DeWolf picked five members of the audience to be judges for the performances that night. He called them up on stage to give them each an equally ridiculous scenario to act out individually as a sort of initiation ritual — party hats included.

A headless mannequin from backstage soon became the co-star of a few of the judges interpretive performances.

Performer’s “donut dance” wins over the audience and judges alike. (Allison Leader)
Performer’s “donut dance” wins over the audience and judges alike. (Allison Leader)

The acts that night were diverse, ranging from stand-up comedy to interpretive dances and dramatic monologues. Not one person in the audience was safe from being the punchline of a joke, especially during the poetry slam and stand up performances.

One act involved a man who performed a clown pantomime with a powdered doughnut. He took the stage in a blue striped t-shirt and red athletic shorts. Carl Orff’s “O Fortuna”  started to play and he began dramatically dancing with his beloved doughnut.

His dance was a kind of sloppy ballet that made everyone in the room laugh and shout with delight. As the song reached its most dramatic point, he proceeded to smash the doughnut in his face. His interpretation resulted in a cash prize of one hundred dollars.
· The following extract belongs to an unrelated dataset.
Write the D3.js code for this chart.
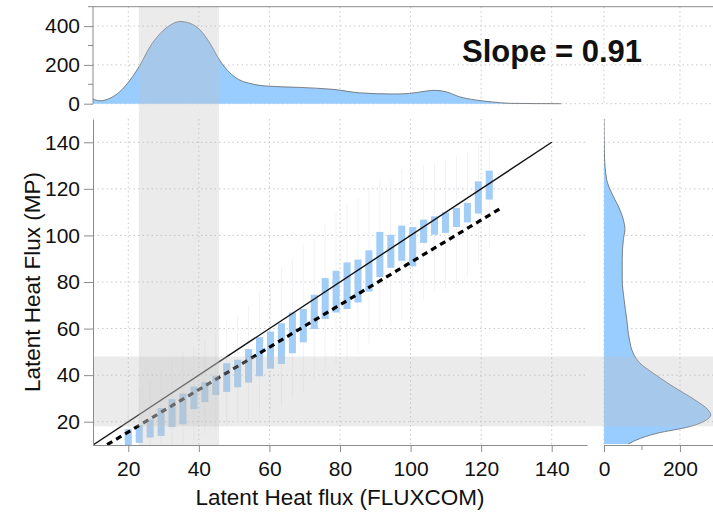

After a few acts, DeWolf stopped the show to start a game of musical chairs for eight willing audience members. The winner of the round would receive any drink of their choice from the bar. DeWolf wanted everyone in the room to be a part of the show in one way or another.
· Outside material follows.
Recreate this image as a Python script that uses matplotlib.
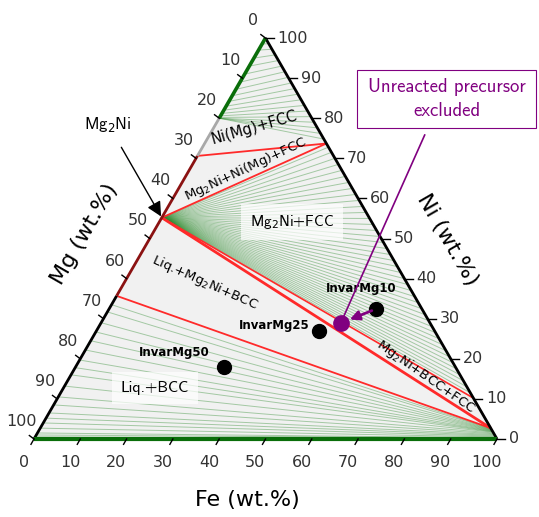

The room was completely at his command. If DeWolf said “make some noise,” everyone would scream. If he picked someone to come up on stage, there was no getting around it. He wanted a spotlight on as many people as he could find. His passion for performance wasn’t just communicated through what he would say, but was even more obvious through his demeanor. He made everyone feel equally comfortable and uncomfortable at the same time.

Tickets for the show are $10 dollars at the door. Audience members are advised to leave their modesty and inhibitions at home and prepare to be shocked.